Desde Mi Cielo | страница 54
– ¿Quieres crema de labios? -preguntó.
Ray se llevó a los labios sus guantes de algodón, que se quedaron enganchados en la superficie cuarteada que yo había besado. Ruth se metió la mano en el bolsillo de su chaquetón de marinero y sacó su Chap Stick.
– Aquí tienes -dijo-. Tengo un montón. Puedes quedártela.
– Muy amable -dijo él-. ¿Vas a sentarte aquí conmigo al menos hasta que lleguen los autocares?
Se sentaron en la plataforma para lanzamiento de peso. Yo veía una vez más algo que nunca habría visto viva: a los dos juntos. Eso hacía a Ray más atractivo que nunca para mí. Sus ojos eran del gris más oscuro. Cuando yo lo observaba desde el cielo no dudaba en zambullirme en ellos.
Se convirtió en un ritual para los dos. Los días que el padre de Ray daba clases, Ruth traía un poco de bourbon del termo de su padre; si no, bebían té dulce. Pasaban un frío del demonio, pero no parecía importarles.
Hablaban de qué se sentía siendo extranjero en Norristown. Leían en voz alta poemas de la antología de Ruth. Hablaban de cómo llegar a ser lo que se habían propuesto. Ray, médico; Ruth, pintora y poeta. Formaron un club secreto con los demás bichos raros de la clase. Había casos obvios como Mike Bayles, que se había metido tanto ácido que nadie entendía cómo continuaba en el colegio, o Jeremiah, de Luisiana, que era tan extranjero como Ray. Luego estaban los callados. Artie, que hablaba excitado a todo el mundo de los efectos del formaldehído. Harry Orland, que era tan tímido que daba pena y llevaba los pantalones cortos de gimnasia encima de los vaqueros. Y Vicki Kurtz, que era aprobada por todos después de la muerte de su madre, pero a quien Ruth había visto durmiendo en un lecho de agujas de pino detrás de la planta de regulación del colegio. Y a veces hablaban de mí.
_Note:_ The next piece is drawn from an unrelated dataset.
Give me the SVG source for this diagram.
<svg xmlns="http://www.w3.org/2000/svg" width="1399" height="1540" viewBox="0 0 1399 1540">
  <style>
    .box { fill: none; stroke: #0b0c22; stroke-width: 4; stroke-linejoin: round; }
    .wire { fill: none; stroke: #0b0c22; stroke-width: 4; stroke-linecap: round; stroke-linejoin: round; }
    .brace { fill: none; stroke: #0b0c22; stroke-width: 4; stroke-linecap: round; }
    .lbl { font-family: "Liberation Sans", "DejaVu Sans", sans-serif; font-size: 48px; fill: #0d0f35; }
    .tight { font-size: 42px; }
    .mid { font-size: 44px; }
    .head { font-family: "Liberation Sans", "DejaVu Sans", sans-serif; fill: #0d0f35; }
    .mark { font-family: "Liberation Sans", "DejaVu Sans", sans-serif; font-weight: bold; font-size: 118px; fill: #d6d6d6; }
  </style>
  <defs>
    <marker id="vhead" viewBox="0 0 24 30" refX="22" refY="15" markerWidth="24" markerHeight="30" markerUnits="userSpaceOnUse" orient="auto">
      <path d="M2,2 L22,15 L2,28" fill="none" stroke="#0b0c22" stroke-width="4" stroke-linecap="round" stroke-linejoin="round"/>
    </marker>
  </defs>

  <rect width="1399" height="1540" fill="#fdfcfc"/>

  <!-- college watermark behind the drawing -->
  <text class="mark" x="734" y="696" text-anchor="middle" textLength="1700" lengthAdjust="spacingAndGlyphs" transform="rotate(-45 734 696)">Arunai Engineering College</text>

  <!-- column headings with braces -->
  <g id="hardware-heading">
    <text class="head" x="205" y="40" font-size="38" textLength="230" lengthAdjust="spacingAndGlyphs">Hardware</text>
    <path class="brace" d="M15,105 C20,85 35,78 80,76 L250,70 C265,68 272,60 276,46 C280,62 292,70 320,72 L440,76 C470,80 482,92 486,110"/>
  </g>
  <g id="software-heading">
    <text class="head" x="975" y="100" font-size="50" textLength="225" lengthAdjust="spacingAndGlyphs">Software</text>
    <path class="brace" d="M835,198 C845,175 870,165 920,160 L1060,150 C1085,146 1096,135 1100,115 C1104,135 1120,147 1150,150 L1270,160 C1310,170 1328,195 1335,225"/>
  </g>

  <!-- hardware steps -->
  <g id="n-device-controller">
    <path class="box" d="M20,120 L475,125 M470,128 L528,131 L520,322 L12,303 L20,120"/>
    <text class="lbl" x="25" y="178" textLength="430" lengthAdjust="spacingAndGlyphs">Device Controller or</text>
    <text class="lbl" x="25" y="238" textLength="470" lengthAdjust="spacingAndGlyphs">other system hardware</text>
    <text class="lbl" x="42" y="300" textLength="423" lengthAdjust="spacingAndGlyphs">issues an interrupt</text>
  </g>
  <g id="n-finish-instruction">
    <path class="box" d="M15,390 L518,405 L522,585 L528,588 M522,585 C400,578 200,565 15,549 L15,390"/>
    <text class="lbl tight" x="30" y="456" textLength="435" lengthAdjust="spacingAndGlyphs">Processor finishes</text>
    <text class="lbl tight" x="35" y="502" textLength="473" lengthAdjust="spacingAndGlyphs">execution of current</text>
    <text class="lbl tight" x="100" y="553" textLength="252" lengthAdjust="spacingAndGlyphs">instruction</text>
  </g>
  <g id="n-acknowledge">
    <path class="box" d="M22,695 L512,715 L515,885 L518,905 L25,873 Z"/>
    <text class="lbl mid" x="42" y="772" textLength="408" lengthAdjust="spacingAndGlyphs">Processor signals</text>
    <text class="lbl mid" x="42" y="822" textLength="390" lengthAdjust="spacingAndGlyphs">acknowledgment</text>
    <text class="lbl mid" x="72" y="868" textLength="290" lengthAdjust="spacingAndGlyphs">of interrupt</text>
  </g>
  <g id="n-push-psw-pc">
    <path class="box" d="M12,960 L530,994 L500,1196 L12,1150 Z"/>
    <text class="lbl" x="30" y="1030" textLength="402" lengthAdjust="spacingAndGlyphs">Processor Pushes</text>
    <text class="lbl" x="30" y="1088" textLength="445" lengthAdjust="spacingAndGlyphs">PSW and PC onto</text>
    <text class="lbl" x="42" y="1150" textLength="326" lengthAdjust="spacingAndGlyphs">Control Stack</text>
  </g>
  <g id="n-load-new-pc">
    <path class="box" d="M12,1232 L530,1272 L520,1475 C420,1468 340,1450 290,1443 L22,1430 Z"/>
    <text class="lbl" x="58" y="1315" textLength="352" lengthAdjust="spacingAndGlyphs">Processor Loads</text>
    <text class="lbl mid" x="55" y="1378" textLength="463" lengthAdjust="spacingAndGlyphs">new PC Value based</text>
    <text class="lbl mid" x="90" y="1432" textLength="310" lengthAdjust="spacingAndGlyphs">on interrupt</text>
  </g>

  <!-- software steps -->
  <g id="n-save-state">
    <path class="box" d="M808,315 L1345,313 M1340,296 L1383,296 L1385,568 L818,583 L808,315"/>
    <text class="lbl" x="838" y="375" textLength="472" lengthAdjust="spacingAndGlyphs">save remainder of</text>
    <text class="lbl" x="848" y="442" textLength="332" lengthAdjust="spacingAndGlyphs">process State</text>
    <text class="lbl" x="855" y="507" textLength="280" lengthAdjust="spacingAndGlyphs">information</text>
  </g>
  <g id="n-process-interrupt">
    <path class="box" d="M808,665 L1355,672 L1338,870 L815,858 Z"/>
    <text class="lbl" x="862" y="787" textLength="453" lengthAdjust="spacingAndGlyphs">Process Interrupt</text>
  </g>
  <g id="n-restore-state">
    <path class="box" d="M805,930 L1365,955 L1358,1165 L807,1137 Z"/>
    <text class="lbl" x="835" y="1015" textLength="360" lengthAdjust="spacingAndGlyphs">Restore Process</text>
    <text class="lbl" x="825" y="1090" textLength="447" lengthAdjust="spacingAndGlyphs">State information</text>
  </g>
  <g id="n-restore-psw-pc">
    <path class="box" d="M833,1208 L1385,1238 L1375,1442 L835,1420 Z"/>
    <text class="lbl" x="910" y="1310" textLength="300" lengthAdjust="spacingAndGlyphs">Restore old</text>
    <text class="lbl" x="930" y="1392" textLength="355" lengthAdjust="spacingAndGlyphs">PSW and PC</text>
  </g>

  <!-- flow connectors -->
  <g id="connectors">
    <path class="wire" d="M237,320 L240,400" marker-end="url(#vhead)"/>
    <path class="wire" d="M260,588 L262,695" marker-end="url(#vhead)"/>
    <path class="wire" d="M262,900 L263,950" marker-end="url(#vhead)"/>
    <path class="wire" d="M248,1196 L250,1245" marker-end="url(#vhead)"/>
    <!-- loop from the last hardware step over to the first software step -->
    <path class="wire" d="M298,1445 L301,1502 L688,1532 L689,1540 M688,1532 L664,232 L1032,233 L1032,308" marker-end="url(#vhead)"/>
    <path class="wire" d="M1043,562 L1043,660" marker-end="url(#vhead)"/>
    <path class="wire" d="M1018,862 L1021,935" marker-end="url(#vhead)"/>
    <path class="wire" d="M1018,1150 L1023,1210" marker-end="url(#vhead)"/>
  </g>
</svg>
– Es muy raro -dijo Ruth-. Quiero decir que llevábamos desde el parvulario en la misma clase, pero ese día en el escenario fue la primera vez que nos miramos.
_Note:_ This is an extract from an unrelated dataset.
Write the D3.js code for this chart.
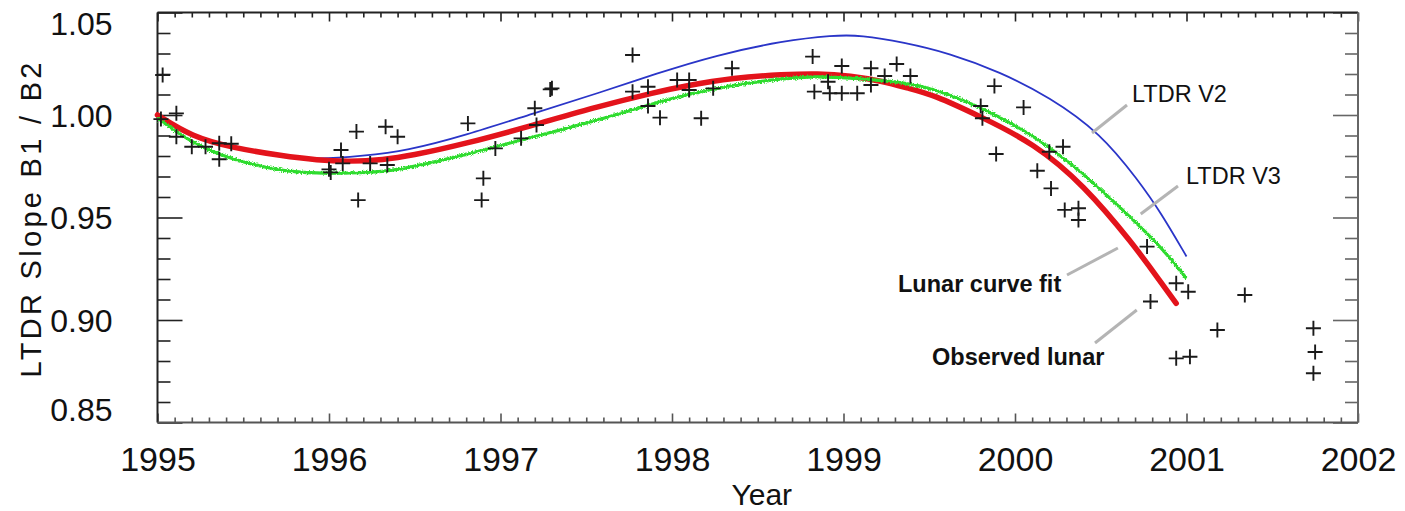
<!DOCTYPE html>
<html>
<head>
<meta charset="utf-8">
<script src="https://cdn.jsdelivr.net/npm/d3@7"></script>
<style>
  html, body { margin: 0; padding: 0; background: #fff; }
  svg { display: block; font-family: "Liberation Sans", Arial, sans-serif; }
</style>
</head>
<body>
<svg id="chart" width="1405" height="511"></svg>
<script>
// Year ticks and slope ticks
const yearTicks = [1995, 1996, 1997, 1998, 1999, 2000, 2001, 2002];
const slopeTicks = [0.85, 0.90, 0.95, 1.00, 1.05];
const slopeTickLabels = ["0.85", "0.90", "0.95", "1.00", "1.05"];

// LTDR V2 slope (year, B1/B2)
const ltdrV2Year  = [1995.00, 1995.20, 1995.44, 1995.73, 1995.93, 1996.20, 1996.45, 1996.80, 1997.19, 1997.58, 1997.90, 1998.26, 1998.65, 1998.94, 1999.10, 1999.35, 1999.62, 1999.91, 2000.20, 2000.50, 2000.72, 2000.85, 2001.00];
const ltdrV2Value = [1.0000, 0.9894, 0.9840, 0.9800, 0.9783, 0.9800, 0.9825, 0.9902, 1.0008, 1.0109, 1.0200, 1.0293, 1.0362, 1.0389, 1.0390, 1.0355, 1.0301, 1.0211, 1.0089, 0.9911, 0.9680, 0.9525, 0.9310];

// LTDR V3 slope
const ltdrV3Year  = [1995.00, 1995.20, 1995.44, 1995.73, 1995.93, 1996.12, 1996.32, 1996.45, 1996.80, 1997.19, 1997.58, 1997.90, 1998.26, 1998.65, 1998.84, 1999.08, 1999.35, 1999.52, 1999.80, 2000.11, 2000.40, 2000.69, 2000.85, 2001.00];
const ltdrV3Value = [0.9985, 0.9862, 0.9780, 0.9725, 0.9716, 0.9716, 0.9723, 0.9740, 0.9805, 0.9894, 0.9976, 1.0060, 1.0135, 1.0179, 1.0190, 1.0179, 1.0160, 1.0130, 1.0040, 0.9902, 0.9716, 0.9488, 0.9358, 0.9203];

// Lunar curve fit
const lunarFitYear  = [1995.00, 1995.20, 1995.44, 1995.73, 1995.93, 1996.12, 1996.32, 1996.47, 1996.80, 1997.19, 1997.58, 1997.90, 1998.07, 1998.36, 1998.65, 1998.85, 1999.04, 1999.23, 1999.38, 1999.52, 1999.80, 2000.11, 2000.40, 2000.69, 2000.85, 2000.94];
const lunarFitValue = [1.0000, 0.9894, 0.9840, 0.9800, 0.9780, 0.9772, 0.9782, 0.9800, 0.9860, 0.9950, 1.0044, 1.0110, 1.0141, 1.0182, 1.0198, 1.0203, 1.0192, 1.0165, 1.0130, 1.0100, 0.9992, 0.9862, 0.9660, 0.9370, 0.9185, 0.9081];

// Observed lunar slopes
const observedYear  = [1995.03, 1995.02, 1995.11, 1995.11, 1995.20, 1995.28, 1995.36, 1995.36, 1995.43,
  1996.00, 1996.01, 1996.07, 1996.08, 1996.16, 1996.17, 1996.24, 1996.33, 1996.34, 1996.40,
  1996.81, 1996.90, 1996.89, 1996.97, 1997.12, 1997.20, 1997.21, 1997.29, 1997.30,
  1997.77, 1997.77, 1997.86, 1997.86, 1997.93, 1998.03, 1998.10, 1998.10, 1998.17, 1998.24, 1998.35,
  1998.82, 1998.83, 1998.91, 1998.92, 1998.99, 1998.99, 1999.08, 1999.16, 1999.16, 1999.24, 1999.31, 1999.39,
  1999.80, 1999.81, 1999.88, 1999.89, 2000.05, 2000.13, 2000.20, 2000.21, 2000.28, 2000.29, 2000.37, 2000.37,
  2000.77, 2000.79, 2000.94, 2001.01, 2000.94, 2001.02, 2001.18, 2001.34, 2001.74, 2001.75, 2001.74];
const observedValue = [1.0195, 0.9980, 1.0008, 0.9894, 0.9845, 0.9845, 0.9862, 0.9784, 0.9860,
  0.9735, 0.9720, 0.9829, 0.9764, 0.9919, 0.9585, 0.9764, 0.9943, 0.9756, 0.9894,
  0.9959, 0.9691, 0.9585, 0.9837, 0.9886, 1.0033, 0.9951, 1.0125, 1.0130,
  1.0293, 1.0114, 1.0138, 1.0044, 0.9987, 1.0171, 1.0171, 1.0122, 0.9984, 1.0130, 1.0228,
  1.0285, 1.0114, 1.0162, 1.0106, 1.0106, 1.0239, 1.0106, 1.0228, 1.0146, 1.0190, 1.0249, 1.0190,
  1.0044, 0.9984, 1.0141, 0.9810, 1.0037, 0.9728, 0.9821, 0.9642, 0.9845, 0.9537, 0.9545, 0.9488,
  0.9358, 0.9090, 0.9179, 0.9138, 0.8813, 0.8821, 0.8951, 0.9122, 0.8960, 0.8844, 0.8740];

// Curve labels and the (year, slope) point where each leader line ends
const noteText   = ["LTDR V2", "LTDR V3", "Lunar curve fit", "Observed lunar"];
const noteBold   = [false, false, true, true];
const noteYear   = [2000.449, 2000.733, 2000.600, 2000.710];
const noteValue  = [0.9912, 0.9517, 0.9351, 0.9049];

const svg = d3.select("#chart");
const x = d3.scaleLinear().domain([1995, 2002]).range([157.5, 1358]);
const y = d3.scaleLinear().domain([0.85, 1.05]).range([422.5, 12.5]);

// rough texture for the V3 trace
const defs = svg.append("defs");
const f = defs.append("filter").attr("id", "rough")
  .attr("x", "-2%").attr("y", "-5%").attr("width", "104%").attr("height", "110%");
f.append("feTurbulence").attr("type", "fractalNoise").attr("baseFrequency", "0.8")
  .attr("numOctaves", 1).attr("seed", 4).attr("result", "noise");
f.append("feDisplacementMap").attr("in", "SourceGraphic").attr("in2", "noise")
  .attr("scale", 5).attr("xChannelSelector", "R").attr("yChannelSelector", "G");

// ---- axes -------------------------------------------------------------
const minorYears = d3.range(1995, 2002.0001, 0.1).filter(v => Math.abs(v - Math.round(v)) > 1e-6);
const minorSlope = d3.range(0.85, 1.0501, 0.01).filter(v => Math.abs(v * 20 - Math.round(v * 20)) > 1e-6);

function styleAxis(g, color) {
  g.select(".domain").remove();
  g.selectAll(".tick line").attr("stroke", color).attr("stroke-width", 1.6);
}

// bottom
const gB = svg.append("g").attr("transform", `translate(0,${y(0.85)})`);
gB.call(d3.axisBottom(x).tickValues(yearTicks).tickSize(-9).tickPadding(24).tickFormat(d3.format("d")));
styleAxis(gB, "#555");
gB.selectAll(".tick text").attr("fill", "#111").attr("font-size", 34).attr("dy", "0.71em");
const gBm = svg.append("g").attr("transform", `translate(0,${y(0.85)})`);
gBm.call(d3.axisBottom(x).tickValues(minorYears).tickSize(-5).tickFormat(""));
styleAxis(gBm, "#555");

// top
const gT = svg.append("g").attr("transform", `translate(0,${y(1.05)})`);
gT.call(d3.axisTop(x).tickValues(yearTicks).tickSize(-9).tickFormat(""));
styleAxis(gT, "#222");
const gTm = svg.append("g").attr("transform", `translate(0,${y(1.05)})`);
gTm.call(d3.axisTop(x).tickValues(minorYears).tickSize(-5).tickFormat(""));
styleAxis(gTm, "#222");

// left
const gL = svg.append("g").attr("transform", `translate(${x(1995)},0)`);
gL.call(d3.axisLeft(y).tickValues(slopeTicks).tickSize(-25).tickPadding(45)
  .tickFormat((d, i) => slopeTickLabels[i]));
styleAxis(gL, "#222");
gL.selectAll(".tick text").attr("fill", "#111").attr("font-size", 32)
  .attr("dy", d => d > 1.04 ? "0.7em" : (d < 0.86 ? "-0.05em" : "0.35em"));
const gLm = svg.append("g").attr("transform", `translate(${x(1995)},0)`);
gLm.call(d3.axisLeft(y).tickValues(minorSlope).tickSize(-13).tickFormat(""));
styleAxis(gLm, "#222");

// right
const gR = svg.append("g").attr("transform", `translate(${x(2002)},0)`);
gR.call(d3.axisRight(y).tickValues(slopeTicks).tickSize(-25).tickFormat(""));
styleAxis(gR, "#666");
const gRm = svg.append("g").attr("transform", `translate(${x(2002)},0)`);
gRm.call(d3.axisRight(y).tickValues(minorSlope).tickSize(-13).tickFormat(""));
styleAxis(gRm, "#666");

// frame
svg.append("line").attr("x1", x(1995)).attr("x2", x(2002)).attr("y1", y(1.05)).attr("y2", y(1.05))
  .attr("stroke", "#222").attr("stroke-width", 2);
svg.append("line").attr("x1", x(1995)).attr("x2", x(1995)).attr("y1", y(1.05)).attr("y2", y(0.85))
  .attr("stroke", "#222").attr("stroke-width", 2);
svg.append("line").attr("x1", x(1995)).attr("x2", x(2002)).attr("y1", y(0.85)).attr("y2", y(0.85))
  .attr("stroke", "#555").attr("stroke-width", 2);
svg.append("line").attr("x1", x(2002)).attr("x2", x(2002)).attr("y1", y(1.05)).attr("y2", y(0.85))
  .attr("stroke", "#666").attr("stroke-width", 2);

// axis titles
svg.append("text").attr("x", (x(1995) + x(2002)) / 2 + 4).attr("y", 505)
  .attr("text-anchor", "middle").attr("font-size", 30).attr("fill", "#111").text("Year");
svg.append("text").attr("transform", "translate(41,220) rotate(-90)")
  .attr("text-anchor", "middle").attr("font-size", 29).attr("fill", "#111")
  .attr("textLength", 315).attr("lengthAdjust", "spacing")
  .text("LTDR Slope B1 / B2");

// ---- curves -----------------------------------------------------------
const line = d3.line().x(d => x(d[0])).y(d => y(d[1])).curve(d3.curveBasis);
const zip = (a, b) => a.map((v, i) => [v, b[i]]);

const plot = svg.append("g");
plot.append("path").datum(zip(ltdrV2Year, ltdrV2Value)).attr("d", line)
  .attr("fill", "none").attr("stroke", "#2a35c8").attr("stroke-width", 1.8);
plot.append("path").datum(zip(lunarFitYear, lunarFitValue)).attr("d", line)
  .attr("fill", "none").attr("stroke", "#e3131b").attr("stroke-width", 5.5)
  .attr("stroke-linecap", "round");
plot.append("path").datum(zip(ltdrV3Year, ltdrV3Value)).attr("d", line)
  .attr("fill", "none").attr("stroke", "#3ad83a").attr("stroke-width", 2);
plot.append("path").datum(zip(ltdrV3Year, ltdrV3Value)).attr("d", line)
  .attr("fill", "none").attr("stroke", "#2fdc2f").attr("stroke-width", 3.2)
  .attr("filter", "url(#rough)");

// ---- observed points --------------------------------------------------
plot.selectAll("path.obs").data(zip(observedYear, observedValue)).join("path")
  .attr("class", "obs")
  .attr("transform", d => `translate(${x(d[0])},${y(d[1])})`)
  .attr("d", "M-7.5,0H7.5M0,-7.5V7.5")
  .attr("stroke", "#1a1a1a").attr("stroke-width", 1.9).attr("fill", "none");

// ---- labels with leader lines -----------------------------------------
const labelPos = [[1132, 102], [1186, 184], [898, 292], [932, 365]];
const leaderStart = [[1127, 105], [1178, 186], [1067, 275], [1095, 343]];
const notes = svg.append("g");
noteText.forEach((t, i) => {
  notes.append("line")
    .attr("x1", leaderStart[i][0]).attr("y1", leaderStart[i][1])
    .attr("x2", x(noteYear[i])).attr("y2", y(noteValue[i]))
    .attr("stroke", "#b4b4b4").attr("stroke-width", 3);
  notes.append("text").attr("x", labelPos[i][0]).attr("y", labelPos[i][1])
    .attr("font-size", 23.5).attr("font-weight", noteBold[i] ? "bold" : "normal")
    .attr("fill", "#111").text(t);
});
</script>
</body>
</html>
– Era increíble -dijo Ray. Pensó en el contacto de nuestros labios cuando nos quedamos solos junto a la hilera de taquillas. Cómo había sonreído yo con los ojos cerrados y luego casi había huido-. ¿Crees que la encontrarán?
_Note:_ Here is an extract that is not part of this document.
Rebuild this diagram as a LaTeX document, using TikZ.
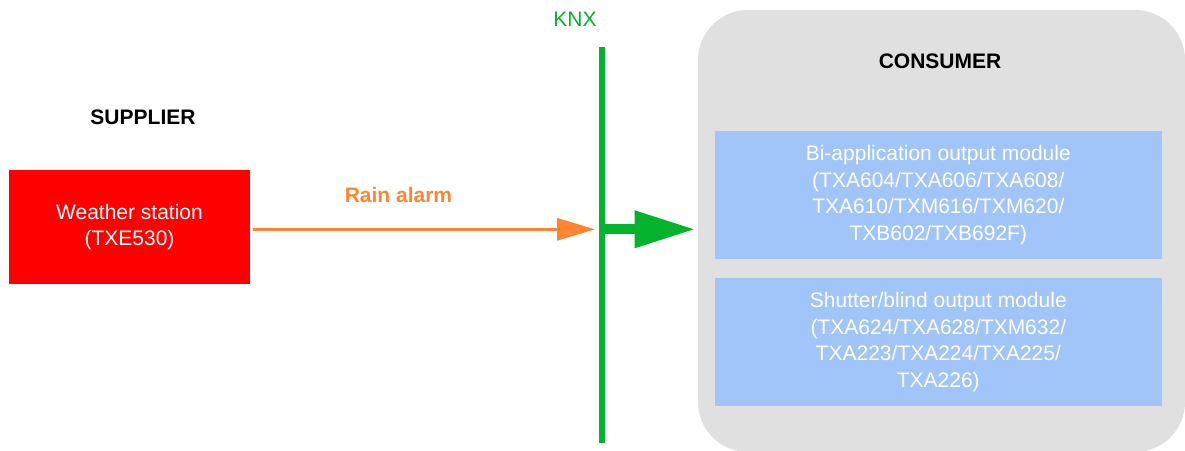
\documentclass[tikz,border=0pt]{standalone}
\usepackage{fontspec}
\setmainfont{Liberation Sans}
\usetikzlibrary{arrows.meta}
\definecolor{redbox}{HTML}{FF0000}
\definecolor{rainorange}{HTML}{FF8533}
\definecolor{knxgreen}{HTML}{03B32B}
\definecolor{grayback}{HTML}{E0E0E0}
\definecolor{bluebox}{HTML}{A1C4F9}
\tikzset{
  txt/.style={font=\fontsize{21}{26.5}\selectfont, align=center, inner sep=0pt},
  boldtxt/.style={txt, font=\fontsize{21}{26.5}\selectfont\bfseries},
  modbox/.style={txt, fill=bluebox, text=white, minimum width=446.7pt, minimum height=128.3pt},
}
\begin{document}
\begin{tikzpicture}[x=1pt,y=-1pt]
\useasboundingbox (0,0) rectangle (1185,450);
% consumer background
\node[fill=grayback, rounded corners=50pt, minimum width=487pt, minimum height=442pt, inner sep=0pt] (consumer) at (941.5,231) {};
\node[boldtxt] (constitle) at (940,61.5) {CONSUMER};
\node[modbox] (mod1) at (938.3,195.2) {Bi-application output module\\(TXA604/TXA606/TXA608/\\TXA610/TXM616/TXM620/\\TXB602/TXB692F)};
\node[modbox] (mod2) at (938.3,342.2) {Shutter/blind output module\\(TXA624/TXA628/TXM632/\\TXA223/TXA224/TXA225/\\TXA226)};
% supplier
\node[boldtxt] (suptitle) at (143,117) {SUPPLIER};
\node[txt, fill=redbox, text=white, minimum width=241pt, minimum height=113.5pt] (weather) at (129.5,227) {Weather station\\(TXE530)};
% KNX bus
\node[txt, text=knxgreen] (knx) at (575,19) {KNX};
\coordinate (busTop) at (601.7,46.7);
\coordinate (busBot) at (601.7,442.7);
\coordinate (busMid) at (601.7,229.3);
\draw[knxgreen, line width=6pt] (busTop) -- (busBot);
% rain alarm
\draw[rainorange, line width=3pt, shorten <=3pt, shorten >=6.7pt, -{Triangle[length=38pt,width=22pt]}] (weather.east |- busMid) -- (busMid);
\node[boldtxt, text=rainorange] (rain) at (398.5,195) {Rain alarm};
% green arrow
\draw[knxgreen, line width=10pt, shorten >=2.3pt, -{Triangle[length=61pt,width=35pt]}] (busMid) -- (consumer.west |- busMid);
\end{tikzpicture}
\end{document}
– Supongo. ¿Sabes que sólo estamos a cien metros de donde pasó?
– Lo sé -dijo él.
Estaban los dos sentados en el estrecho borde metálico de la plataforma para lanzamiento de peso, sosteniendo sus tazas con las manos enguantadas. El campo de trigo se había convertido en un lugar adonde nadie iba. Cuando se escapaba un balón del campo de fútbol, algún chico hacía frente al desafío de adentrarse en él para recuperarlo. Esa mañana el sol se elevaba por encima de los tallos muertos, pero no calentaba.